Although gas masks are rarely used, except for protection against tear gas in riot control situations, there has been a series of new ones developed since the five pound M2 gas masks of World War II. Several new masks were developed during the war, and culmination of those efforts was seen with the M9, which was introduced in 1947. There followed the M17 (which allowed you to drink) in 1959, and the M27 (which was a lightweight one just for protection from tear gas) in 1968. After that, the M30 ran into cost overruns in development and was dropped in the 1980s (but the navy and air force finished development and adopted it as the MCU-2/P). So the army came out with an improved M17A2, that made it easier to talk with the mask on. The M40 then came out in 1992. Actually, the M40 was basically an improved M30, which was sneaked past the media and Congress as the "new" M40.

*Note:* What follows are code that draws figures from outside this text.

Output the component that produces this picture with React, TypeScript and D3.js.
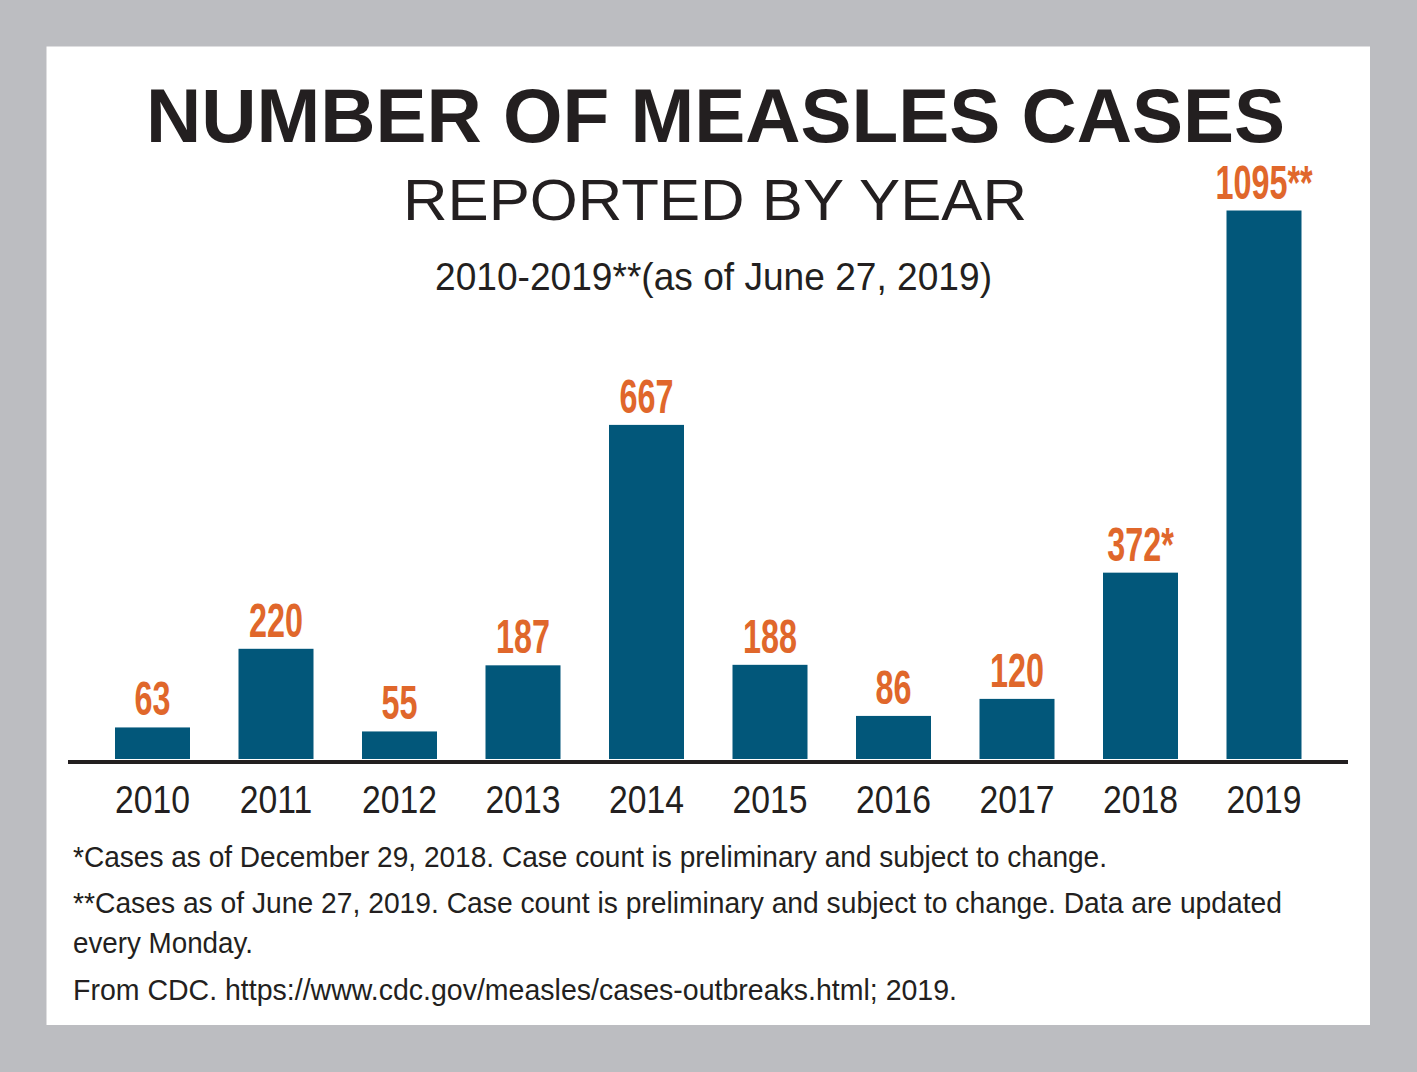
import React from "react";
import * as d3 from "d3";

const years = ["2010", "2011", "2012", "2013", "2014", "2015", "2016", "2017", "2018", "2019"];
const cases = [63, 220, 55, 187, 667, 188, 86, 120, 372, 1095];
const labelSuffix = ["", "", "", "", "", "", "", "", "*", "**"];

const titleText = "NUMBER OF MEASLES CASES";
const subtitleText = "REPORTED BY YEAR";
const rangeText = "2010-2019**(as of June 27, 2019)";
const footnotes = [
  "*Cases as of December 29, 2018. Case count is preliminary and subject to change.",
  "**Cases as of June 27, 2019. Case count is preliminary and subject to change. Data are updated",
  "every Monday.",
  "From CDC. https://www.cdc.gov/measles/cases-outbreaks.html; 2019.",
];

const W = 1417;
const H = 1072;
const BAR = "#02577a";
const ORANGE = "#e0672b";
const INK = "#231f20";
const GRAY = "#bcbdc1";
const SANS = "'Liberation Sans', Arial, Helvetica, sans-serif";

export default function App() {
  const x = d3
    .scaleBand<string>()
    .domain(years)
    .range([115, 1301.5])
    .paddingInner(0.3927)
    .paddingOuter(0);
  const y = d3.scaleLinear().domain([0, 1100]).range([759, 208]);

  const footY = [867, 913, 953, 1000];
  const footW = [1034, 1209, 180, 884];

  return (
    <svg
      width={W}
      height={H}
      style={{ position: "absolute", left: 0, top: 0, display: "block" }}
      fontFamily={SANS}
    >
      <rect x={0} y={0} width={W} height={H} fill={GRAY} />
      <rect x={46.5} y={46.5} width={1323.5} height={978.5} fill="#ffffff" />

      <text
        x={146}
        y={142}
        fontSize={76}
        fontWeight="bold"
        fill={INK}
        textLength={1139}
        lengthAdjust="spacingAndGlyphs"
      >
        {titleText}
      </text>
      <text
        x={403}
        y={220}
        fontSize={58}
        fill={INK}
        textLength={624}
        lengthAdjust="spacingAndGlyphs"
      >
        {subtitleText}
      </text>
      <text
        x={435}
        y={290}
        fontSize={39}
        fill={INK}
        textLength={557}
        lengthAdjust="spacingAndGlyphs"
      >
        {rangeText}
      </text>

      {years.map((yr, i) => {
        const bx = x(yr) as number;
        const bw = x.bandwidth();
        const top = y(cases[i]);
        const cx = bx + bw / 2;
        return (
          <g key={yr}>
            <rect x={bx} y={top} width={bw} height={y(0) - top} fill={BAR} />
            <text
              transform={`translate(${cx},${top - 12}) scale(0.66,1)`}
              textAnchor="middle"
              fontSize={49}
              fontWeight="bold"
              fill={ORANGE}
            >
              {cases[i] + labelSuffix[i]}
            </text>
            <text
              transform={`translate(${cx},${813}) scale(0.865,1)`}
              textAnchor="middle"
              fontSize={39}
              fill={INK}
            >
              {yr}
            </text>
          </g>
        );
      })}

      <line x1={68} x2={1348} y1={762} y2={762} stroke={INK} strokeWidth={4} />

      {footnotes.map((t, i) => (
        <text
          key={i}
          x={73}
          y={footY[i]}
          fontSize={30}
          fill={INK}
          textLength={footW[i]}
          lengthAdjust="spacingAndGlyphs"
        >
          {t}
        </text>
      ))}
    </svg>
  );
}
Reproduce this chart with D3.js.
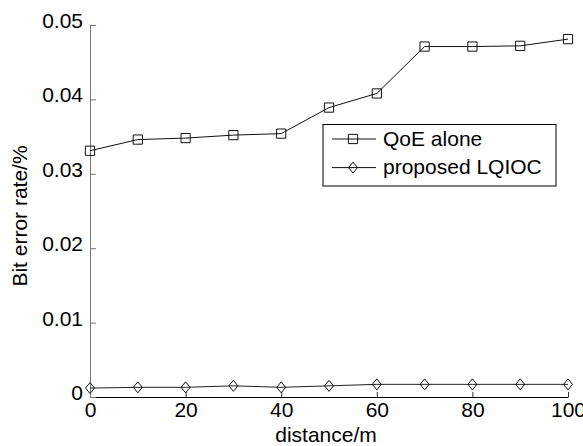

In 1996 the M46 (for aircraft crews) came out. In the late 1990s, it was proposed to develop one new model, the M50, for all services. This was also called the Joint-Service General-Purpose Mask (JSGPM) program. This model will build on all the earlier ones. Although millions of gas masks have been made for American troops in the last sixty years, none have ever encountered any enemy chemical weapons (a few have been sued when there were accidents with American chemical weapons.)